───── MATERIAL

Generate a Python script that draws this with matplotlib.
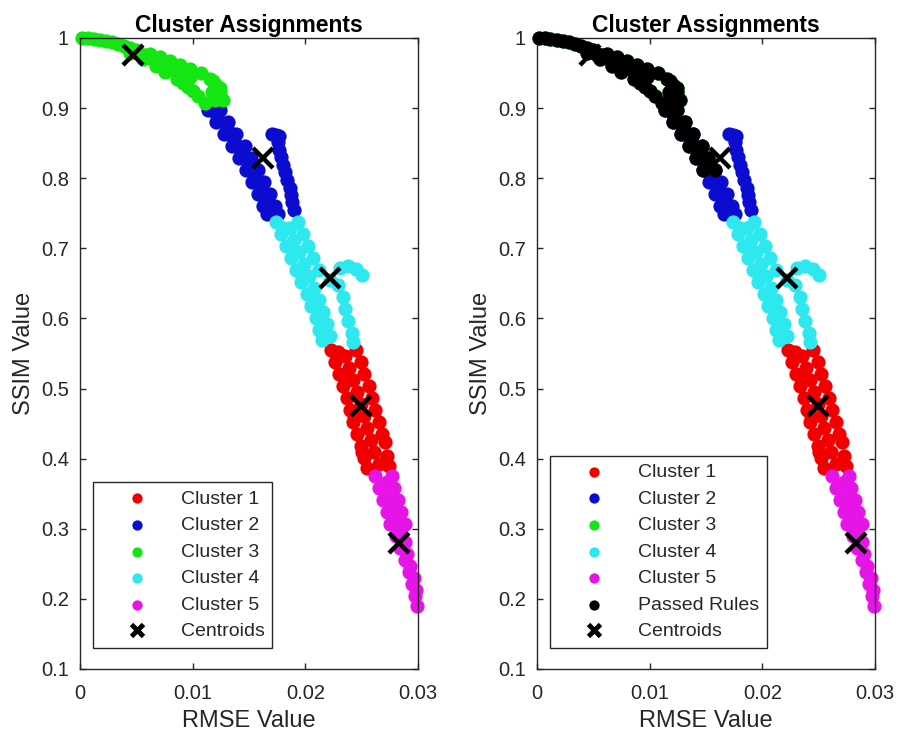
import numpy as np
import matplotlib
matplotlib.use('Agg')
from matplotlib import pyplot as plt
from matplotlib.ticker import FuncFormatter

# points, one list per cluster (RMSE, SSIM)
c1_x = [0.0223, 0.0226, 0.0230, 0.0233, 0.0237, 0.0240, 0.0242, 0.0246, 0.0249, 0.0252, 0.0255,
        0.0235, 0.0239, 0.0242, 0.0246, 0.0249, 0.0252, 0.0255, 0.0258, 0.0261, 0.0265,
        0.0245, 0.0249, 0.0252, 0.0256, 0.0259, 0.0262, 0.0265, 0.0268, 0.0271,
        0.0272, 0.0274, 0.0229, 0.0236, 0.0243, 0.0250]
c1_y = [0.555, 0.538, 0.521, 0.504, 0.486, 0.469, 0.452, 0.435, 0.418, 0.401, 0.387,
        0.546, 0.529, 0.512, 0.495, 0.478, 0.461, 0.444, 0.427, 0.409, 0.392,
        0.555, 0.538, 0.521, 0.504, 0.486, 0.469, 0.452, 0.435, 0.424,
        0.404, 0.389, 0.552, 0.512, 0.461, 0.409]

c2_x = [0.0114, 0.0121, 0.0128, 0.0135, 0.0141, 0.0147, 0.0153, 0.0158, 0.0162, 0.0166,
        0.0122, 0.0130, 0.0137, 0.0143, 0.0150, 0.0155, 0.0161, 0.0165, 0.0169,
        0.0124, 0.0131, 0.0138, 0.0146, 0.0152, 0.0158, 0.0163, 0.0169, 0.0173, 0.0176,
        0.0170, 0.0177, 0.0174, 0.0177, 0.0180, 0.0184, 0.0187, 0.0190,
        0.0176, 0.0178, 0.0182, 0.0186, 0.0188]
c2_y = [0.897, 0.880, 0.863, 0.846, 0.829, 0.812, 0.795, 0.777, 0.760, 0.749,
        0.889, 0.872, 0.854, 0.837, 0.820, 0.803, 0.786, 0.769, 0.755,
        0.897, 0.880, 0.863, 0.846, 0.829, 0.812, 0.795, 0.777, 0.760, 0.749,
        0.863, 0.860, 0.862, 0.840, 0.819, 0.797, 0.776, 0.755,
        0.852, 0.830, 0.809, 0.786, 0.766]

c3_x = [0.0002, 0.0007, 0.0012, 0.0018, 0.0023, 0.0028, 0.0034, 0.0039, 0.0044, 0.0050,
        0.0062, 0.0071, 0.0080, 0.0089, 0.0098, 0.0107, 0.0115, 0.0121, 0.0124, 0.0127,
        0.0044, 0.0056, 0.0067, 0.0075, 0.0086, 0.0096, 0.0105, 0.0111,
        0.0053, 0.0062, 0.0071, 0.0080, 0.0089, 0.0098, 0.0117, 0.0120,
        0.0058, 0.0066, 0.0084, 0.0093, 0.0091, 0.0100, 0.0118, 0.0124]
c3_y = [1.000, 1.000, 0.999, 0.997, 0.996, 0.994, 0.991, 0.989, 0.986, 0.983,
        0.977, 0.973, 0.967, 0.961, 0.956, 0.950, 0.942, 0.933, 0.923, 0.912,
        0.978, 0.970, 0.960, 0.952, 0.942, 0.930, 0.917, 0.907,
        0.977, 0.971, 0.964, 0.957, 0.950, 0.944, 0.923, 0.912,
        0.975, 0.968, 0.955, 0.948, 0.936, 0.925, 0.938, 0.928]

c4_x = [0.0174, 0.0178, 0.0183, 0.0187, 0.0192, 0.0196, 0.0201, 0.0205, 0.0209, 0.0212, 0.0215,
        0.0186, 0.0190, 0.0194, 0.0199, 0.0203, 0.0208, 0.0212, 0.0216, 0.0219, 0.0222,
        0.0193, 0.0198, 0.0202, 0.0207, 0.0229, 0.0233, 0.0235, 0.0238, 0.0241, 0.0242,
        0.0231, 0.0238, 0.0245, 0.0250, 0.0212, 0.0222,
        0.0180, 0.0189, 0.0197, 0.0206, 0.0214]
c4_y = [0.738, 0.720, 0.703, 0.686, 0.669, 0.652, 0.635, 0.618, 0.601, 0.583, 0.569,
        0.729, 0.712, 0.695, 0.678, 0.660, 0.643, 0.626, 0.609, 0.592, 0.575,
        0.738, 0.720, 0.703, 0.686, 0.648, 0.631, 0.613, 0.596, 0.579, 0.566,
        0.672, 0.675, 0.670, 0.662, 0.669, 0.655,
        0.729, 0.695, 0.660, 0.626, 0.592]

c5_x = [0.0262, 0.0265, 0.0269, 0.0272, 0.0275, 0.0280, 0.0284, 0.0288, 0.0292, 0.0295, 0.0297, 0.0299,
        0.0272, 0.0276, 0.0279, 0.0281, 0.0284, 0.0288, 0.0290, 0.0293, 0.0296, 0.0298,
        0.0277, 0.0279, 0.0282, 0.0285, 0.0288]
c5_y = [0.375, 0.358, 0.341, 0.324, 0.307, 0.290, 0.272, 0.255, 0.238, 0.221, 0.204, 0.190,
        0.367, 0.350, 0.332, 0.315, 0.298, 0.281, 0.264, 0.247, 0.230, 0.213,
        0.375, 0.358, 0.341, 0.324, 0.307]

cent_x = [0.0249, 0.0162, 0.0047, 0.0222, 0.0283]
cent_y = [0.475, 0.829, 0.976, 0.658, 0.279]

labels = ['Cluster 1', 'Cluster 2', 'Cluster 3', 'Cluster 4', 'Cluster 5']
couleurs = ['#f00000', '#0c0cd0', '#14e614', '#2ee8f0', '#e614e6']

# passed rules: whole cluster 3 plus the upper part of the main cluster 2 strand
seuil = 0.81
n_main = 29
b_x = np.array(c2_x[:n_main])
b_y = np.array(c2_y[:n_main])
passed_x = np.concatenate([c3_x, b_x[b_y >= seuil]])
passed_y = np.concatenate([c3_y, b_y[b_y >= seuil]])

gris = '#262626'
plt.rcParams['font.family'] = ['Liberation Sans', 'DejaVu Sans']


def panneau(ax, avec_passed):
    xs = [c1_x, c2_x, c3_x, c4_x, c5_x]
    ys = [c1_y, c2_y, c3_y, c4_y, c5_y]
    for x, y, col, lab in zip(xs, ys, couleurs, labels):
        ax.scatter(x, y, s=105, c=col, linewidths=0, label=lab, clip_on=False, zorder=2)
    if avec_passed:
        ax.scatter(passed_x, passed_y, s=105, c='k', linewidths=0, label='Passed Rules',
                   clip_on=False, zorder=3)
    ax.plot(cent_x, cent_y, 'kx', ms=15, mew=3.2, ls='none', label='Centroids',
            clip_on=False, zorder=4)

    ax.set_xlim(0, 0.03)
    ax.set_ylim(0.1, 1.0)
    ax.set_xticks([0, 0.01, 0.02, 0.03])
    ax.set_yticks(np.arange(1, 11) / 10)
    fmt = FuncFormatter(lambda v, p: '%g' % round(v, 4))
    ax.xaxis.set_major_formatter(fmt)
    ax.yaxis.set_major_formatter(fmt)
    ax.tick_params(direction='in', top=True, right=True, length=4, width=1,
                   color=gris, labelcolor=gris, labelsize=14.5)
    ax.tick_params(axis='x', pad=11)
    ax.tick_params(axis='y', pad=8)
    for sp in ax.spines.values():
        sp.set_color(gris)
        sp.set_linewidth(1.0)
    ax.set_xlabel('RMSE Value', fontsize=17, color=gris, labelpad=5)
    ax.set_ylabel('SSIM Value', fontsize=17, color=gris, labelpad=4)
    ax.set_title('Cluster Assignments', fontsize=16.5, fontweight='bold', pad=4.3)

    leg = ax.legend(loc='lower left', bbox_to_anchor=(0.039, 0.033), borderaxespad=0,
                    fontsize=14, fancybox=False, edgecolor=gris, framealpha=1,
                    borderpad=0.4, handlelength=3.7, handletextpad=0.4,
                    labelspacing=0.46, scatterpoints=1)
    leg.get_frame().set_linewidth(1.0)
    for t in leg.get_texts():
        t.set_color(gris)
    for h in leg.legend_handles[:-1]:
        h.set_sizes([55])
    croix = leg.legend_handles[-1]
    croix.set_markersize(9)
    croix.set_markeredgewidth(3.5)


fig = plt.figure(figsize=(9.04, 7.41), dpi=100)
ax1 = fig.add_axes([0.0885, 0.0972, 0.374, 0.8516])
ax2 = fig.add_axes([0.594, 0.0972, 0.374, 0.8516])
panneau(ax1, False)
panneau(ax2, True)
fig.savefig('out.png', dpi=100)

──────────

■ **WRITTEN INSTRUCTION**
Your task is to reproduce exactly the lines from the start of the data above through the line containing "0.404, 0.389, 0.552, 0.512, 0.461, 0.409]", leaving every picture out.

■ **SOLUTION**
Generate a Python script that draws this with matplotlib.
import numpy as np
import matplotlib
matplotlib.use('Agg')
from matplotlib import pyplot as plt
from matplotlib.ticker import FuncFormatter

# points, one list per cluster (RMSE, SSIM)
c1_x = [0.0223, 0.0226, 0.0230, 0.0233, 0.0237, 0.0240, 0.0242, 0.0246, 0.0249, 0.0252, 0.0255,
        0.0235, 0.0239, 0.0242, 0.0246, 0.0249, 0.0252, 0.0255, 0.0258, 0.0261, 0.0265,
        0.0245, 0.0249, 0.0252, 0.0256, 0.0259, 0.0262, 0.0265, 0.0268, 0.0271,
        0.0272, 0.0274, 0.0229, 0.0236, 0.0243, 0.0250]
c1_y = [0.555, 0.538, 0.521, 0.504, 0.486, 0.469, 0.452, 0.435, 0.418, 0.401, 0.387,
        0.546, 0.529, 0.512, 0.495, 0.478, 0.461, 0.444, 0.427, 0.409, 0.392,
        0.555, 0.538, 0.521, 0.504, 0.486, 0.469, 0.452, 0.435, 0.424,
        0.404, 0.389, 0.552, 0.512, 0.461, 0.409]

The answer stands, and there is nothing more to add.